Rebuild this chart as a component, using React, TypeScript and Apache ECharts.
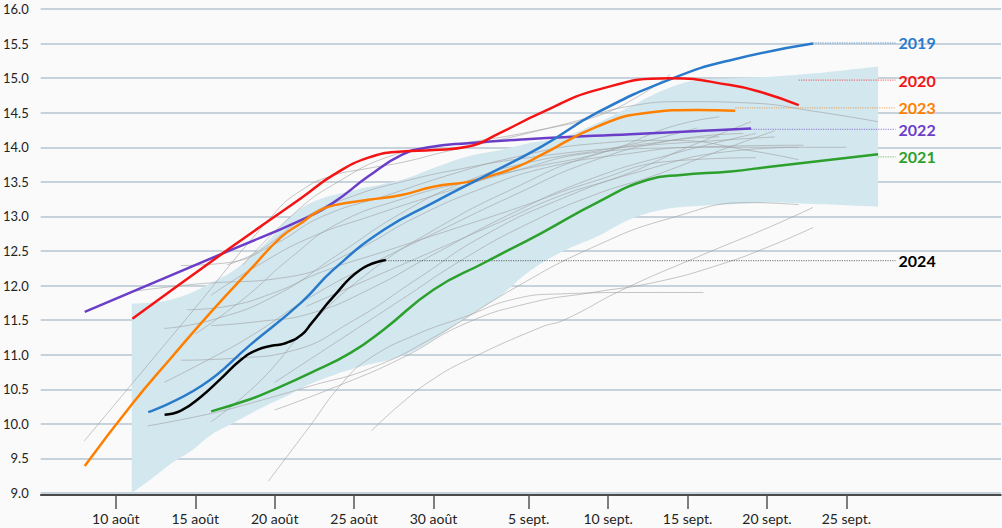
import { useEffect, useRef } from "react";
import * as echarts from "echarts";

// x = day counted from 1 August (10 = 10 août, 36 = 5 sept.)
const tickDays = [10, 15, 20, 25, 30, 36, 41, 46, 51, 56];
const tickLabels = ["10 août", "15 août", "20 août", "25 août", "30 août", "5 sept.", "10 sept.", "15 sept.", "20 sept.", "25 sept."];

const bandDays = [11, 12.5, 13.5, 14.8, 16, 17.3, 18.5, 19.8, 21, 22.5, 25, 28, 30, 32.2, 34.2, 36, 38.2, 40.3, 42.4, 44.5, 46.6, 49, 51.2, 54, 58];
const bandLow = [9.0, 9.25, 9.43, 9.62, 9.84, 10.0, 10.15, 10.3, 10.43, 10.6, 10.8, 10.98, 11.22, 11.56, 11.85, 12.2, 12.5, 12.71, 12.96, 13.1, 13.15, 13.18, 13.2, 13.18, 13.14];
const bandHigh = [11.74, 11.76, 11.8, 11.9, 12.04, 12.2, 12.42, 12.7, 13.0, 13.22, 13.38, 13.53, 13.7, 13.87, 13.96, 14.06, 14.15, 14.35, 14.59, 14.83, 14.97, 15.0, 15.02, 15.07, 15.17];

const y2019 = [[12.04, 10.17], [15.4, 10.55], [18.5, 11.15], [21.7, 11.76], [23.7, 12.23], [26.9, 12.81], [30.0, 13.2], [33.2, 13.58], [36.8, 14.01], [40.3, 14.5], [45.1, 15.0], [48.7, 15.26], [53.9, 15.5]];
const y2020 = [[11.04, 11.52], [17.3, 12.56], [21.7, 13.27], [23.7, 13.6], [25.9, 13.85], [28, 13.94], [30, 13.96], [32.2, 14.01], [34.2, 14.21], [36.8, 14.5], [40.3, 14.83], [44.9, 15.0], [48.7, 14.9], [50.6, 14.8], [53, 14.61]];
const y2021 = [[16.0, 10.18], [18.5, 10.36], [19.8, 10.48], [22.3, 10.74], [24.8, 11.03], [26.9, 11.37], [30.0, 11.94], [33.2, 12.33], [36.8, 12.76], [40.3, 13.2], [43.5, 13.53], [45.6, 13.6], [48.7, 13.65], [51.2, 13.72], [58.0, 13.9]];
const y2022 = [[8.04, 11.62], [17.3, 12.52], [21.7, 12.95], [23.7, 13.2], [25.9, 13.58], [28.0, 13.89], [29.7, 14.0], [32.2, 14.06], [36.1, 14.12], [42.4, 14.19], [50.0, 14.27]];
const y2023 = [[8.04, 9.39], [11.0, 10.28], [13.5, 10.96], [16.0, 11.62], [18.5, 12.24], [20.4, 12.7], [21.7, 12.91], [22.7, 13.07], [23.7, 13.16], [25.9, 13.24], [28, 13.31], [30, 13.43], [32.2, 13.5], [33.2, 13.56], [35.3, 13.72], [36.8, 13.89], [40.3, 14.3], [43.5, 14.5], [46.6, 14.54], [49, 14.53]];
const y2024 = [[13.07, 10.13], [14.1, 10.19], [15.4, 10.4], [16.6, 10.65], [17.9, 10.93], [18.9, 11.07], [19.8, 11.13], [20.6, 11.16], [21.7, 11.29], [22.3, 11.45], [23.7, 11.84], [25.4, 12.23], [27.0, 12.37]];

// earlier years (grey)
const gA = [[8, 9.75], [14, 11.4], [20, 13.05], [21.7, 13.38], [23.5, 13.58], [26, 13.7], [28, 13.78], [31, 13.95], [34, 14.1], [36.8, 14.25], [40.3, 14.45], [43, 14.75], [44.9, 15.05]];
const gB = [[18, 12.3], [21.5, 13.1], [24, 13.5], [27, 13.85], [30, 14.0], [33, 14.1], [36, 14.22], [39, 14.38], [42, 14.58], [46, 14.66], [50, 14.64], [54, 14.52], [58, 14.37]];
const gC = [[13.05, 10.6], [16, 10.95], [18.5, 11.27], [22.3, 11.84], [26, 12.3], [30, 12.75], [35, 13.3], [40, 13.8], [45, 14.1], [49.5, 14.2]];
const gD = [[13.05, 11.38], [16, 11.5], [20, 11.85], [24, 12.45], [28, 13.05], [32, 13.5], [36, 13.78], [42, 14.02], [46.6, 14.28]];
const gE = [[16, 11.86], [19, 12.3], [22.3, 12.7], [26, 13.0], [30, 13.3], [35, 13.65], [40, 13.92], [46, 14.0], [53.3, 14.03]];
const gF = [[16, 11.42], [19, 11.48], [22.3, 11.6], [26, 11.95], [30, 12.45], [35, 13.05], [40, 13.55], [45, 13.9], [50.3, 14.2]];
const gG = [[12, 9.97], [16, 10.15], [18.5, 10.3], [22.3, 10.55], [26, 10.8], [30, 11.25], [35, 11.95], [40, 12.55], [45, 12.98], [50, 13.2], [53, 13.17]];
const gH = [[16, 10.03], [19, 10.6], [22.3, 11.45], [26, 12.2], [30, 12.8], [35, 13.4], [40, 13.88], [45, 14.1], [48, 14.15]];
const gI = [[14.1, 10.92], [17.5, 10.95], [21, 11.05], [25, 11.5], [29, 12.1], [33, 12.7], [38, 13.25], [43, 13.65], [49, 13.95], [53, 14.0]];
const gJ = [[19.6, 9.17], [22, 9.9], [24.3, 10.6], [26, 10.95], [29, 11.3], [32, 11.55], [35, 11.8], [38, 11.88], [43, 11.9], [47, 11.9]];
const gK = [[26.1, 9.9], [28, 10.3], [30, 10.65], [32.2, 10.93], [36.8, 11.4], [38.2, 11.5], [42, 11.95], [47, 12.45], [51.2, 12.85], [53.9, 13.13]];
const gL = [[20, 10.2], [24, 10.55], [28, 10.95], [32, 11.45], [36.1, 11.75], [40, 11.9], [44, 12.05], [48, 12.3], [51.2, 12.57], [53.9, 12.84]];
const gM = [[15, 11.3], [18, 11.8], [21, 12.4], [24, 12.9], [28, 13.25], [32, 13.5], [36, 13.7], [41, 13.95], [45, 14.3], [48, 14.44]];
const gN = [[17, 12.3], [19, 12.5], [22, 13.0], [25, 13.3], [28, 13.5], [32, 13.7], [36, 13.85], [42, 14.0], [48, 14.1], [51.5, 14.15]];
const gO = [[22, 11.7], [26, 12.1], [30, 12.5], [34, 12.9], [38, 13.3], [42, 13.6], [46, 14.0], [50, 14.37]];
const gP = [[14.1, 12.29], [17, 12.33], [20, 12.6], [23, 13.0], [27, 13.3], [31, 13.6], [35, 13.85], [40, 14.05], [45, 14.1], [50, 13.95], [53, 13.82]];
const gQ = [[11.2, 11.92], [15, 12.02], [21, 12.13], [25, 12.5], [29, 13.0], [33, 13.4], [37, 13.7], [42, 13.9], [47, 14.0], [56, 14.0]];
const gR = [[14.5, 11.65], [17, 11.7], [20, 11.9], [23, 12.2], [27, 12.5], [31, 12.8], [35, 13.1], [40, 13.5], [45, 13.8], [50.3, 13.85]];
const gS = [[20, 10.6], [24, 11.2], [28, 11.8], [32, 12.4], [36, 12.9], [40, 13.3], [44, 13.6], [48, 13.95], [51.5, 14.24]];
const greyYears = [gA, gB, gC, gD, gE, gF, gG, gH, gI, gJ, gK, gL, gM, gN, gO, gP, gQ, gR, gS];

const labelDay = 59.1;
const highlights = [
  { name: "2021", data: y2021, color: "#2ca02c", labelY: 13.86 },
  { name: "2022", data: y2022, color: "#6b3ec9", labelY: 14.26 },
  { name: "2023", data: y2023, color: "#ff8000", labelY: 14.57 },
  { name: "2019", data: y2019, color: "#2a7acb", labelY: 15.51 },
  { name: "2020", data: y2020, color: "#f51414", labelY: 14.97 },
  { name: "2024", data: y2024, color: "#000000", labelY: 12.36 },
];

const FONT = "Lato, 'Noto Sans', sans-serif";

export default function App() {
  const ref = useRef<HTMLDivElement>(null);
  useEffect(() => {
    if (!ref.current) return;
    const chart = echarts.init(ref.current, undefined, { renderer: "svg" });
    const series: any[] = [];
    // band: value first in each row so the stack is done on the value dimension
    series.push({
      type: "line",
      data: bandDays.map((d, i) => [bandLow[i], d]),
      encode: { x: 1, y: 0 },
      stack: "band",
      symbol: "none",
      smooth: 0.4,
      lineStyle: { opacity: 0 },
      silent: true,
      z: 1,
    });
    series.push({
      type: "line",
      data: bandDays.map((d, i) => [bandHigh[i] - bandLow[i], d]),
      encode: { x: 1, y: 0 },
      stack: "band",
      symbol: "none",
      smooth: 0.4,
      lineStyle: { opacity: 0 },
      areaStyle: { color: "#d3e7ef", opacity: 1 },
      silent: true,
      z: 1,
    });
    greyYears.forEach((g) => {
      series.push({
        type: "line",
        data: g,
        symbol: "none",
        smooth: 0.5,
        lineStyle: { color: "rgba(160,160,160,0.6)", width: 1 },
        silent: true,
        z: 2,
      });
    });
    highlights.forEach((h) => {
      const last = h.data[h.data.length - 1];
      series.push({
        type: "line",
        data: [[last[0], h.labelY], [labelDay, h.labelY]],
        symbol: "none",
        lineStyle: { color: h.color, width: 1.2, type: "dotted", opacity: h.name === "2024" ? 0.45 : 0.55 },
        endLabel: {
          show: true,
          formatter: h.name,
          color: h.color,
          fontFamily: FONT,
          fontWeight: "bold",
          fontSize: 16,
          distance: 3,
        },
        silent: true,
        z: 3,
      });
      series.push({
        type: "line",
        name: h.name,
        data: h.data,
        symbol: "none",
        smooth: 0.5,
        lineStyle: { color: h.color, width: 2.5 },
        silent: true,
        z: 4,
      });
    });

    chart.setOption({
      animation: false,
      backgroundColor: "#fafafa",
      grid: { left: 39, right: 1, top: 9, bottom: 35 },
      xAxis: {
        type: "value",
        min: 5.266,
        max: 65.74,
        offset: 2,
        splitLine: { show: false },
        axisLine: { show: true, lineStyle: { color: "#111", width: 1.5 } },
        axisTick: { show: true, customValues: tickDays, length: 14, lineStyle: { color: "#555", width: 1.5 } },
        axisLabel: {
          customValues: tickDays,
          formatter: (v: number) => tickLabels[tickDays.indexOf(Math.round(v))] ?? "",
          fontFamily: FONT,
          fontSize: 14,
          color: "#222",
          margin: 16,
        },
      },
      yAxis: {
        type: "value",
        min: 9,
        max: 16,
        interval: 0.5,
        axisLine: { show: false },
        axisTick: { show: false },
        splitLine: { show: true, lineStyle: { color: "#b6c6d2", width: 1.5 } },
        axisLabel: {
          formatter: (v: number) => v.toFixed(1),
          fontFamily: FONT,
          fontSize: 13,
          color: "#222",
          margin: 12,
        },
      },
      series,
    });
    return () => chart.dispose();
  }, []);
  return (
    <div
      ref={ref}
      style={{ position: "fixed", left: 0, top: 0, width: 1002, height: 528, background: "#fafafa" }}
    />
  );
}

> Aim: Return nothing but the lines running from the start of the data to the line with "15.02, 15.07, 15.17];", please, both ends included and no pictures.

> Result of this exercise:
Rebuild this chart as a component, using React, TypeScript and Apache ECharts.
import { useEffect, useRef } from "react";
import * as echarts from "echarts";

// x = day counted from 1 August (10 = 10 août, 36 = 5 sept.)
const tickDays = [10, 15, 20, 25, 30, 36, 41, 46, 51, 56];
const tickLabels = ["10 août", "15 août", "20 août", "25 août", "30 août", "5 sept.", "10 sept.", "15 sept.", "20 sept.", "25 sept."];

const bandDays = [11, 12.5, 13.5, 14.8, 16, 17.3, 18.5, 19.8, 21, 22.5, 25, 28, 30, 32.2, 34.2, 36, 38.2, 40.3, 42.4, 44.5, 46.6, 49, 51.2, 54, 58];
const bandLow = [9.0, 9.25, 9.43, 9.62, 9.84, 10.0, 10.15, 10.3, 10.43, 10.6, 10.8, 10.98, 11.22, 11.56, 11.85, 12.2, 12.5, 12.71, 12.96, 13.1, 13.15, 13.18, 13.2, 13.18, 13.14];
const bandHigh = [11.74, 11.76, 11.8, 11.9, 12.04, 12.2, 12.42, 12.7, 13.0, 13.22, 13.38, 13.53, 13.7, 13.87, 13.96, 14.06, 14.15, 14.35, 14.59, 14.83, 14.97, 15.0, 15.02, 15.07, 15.17];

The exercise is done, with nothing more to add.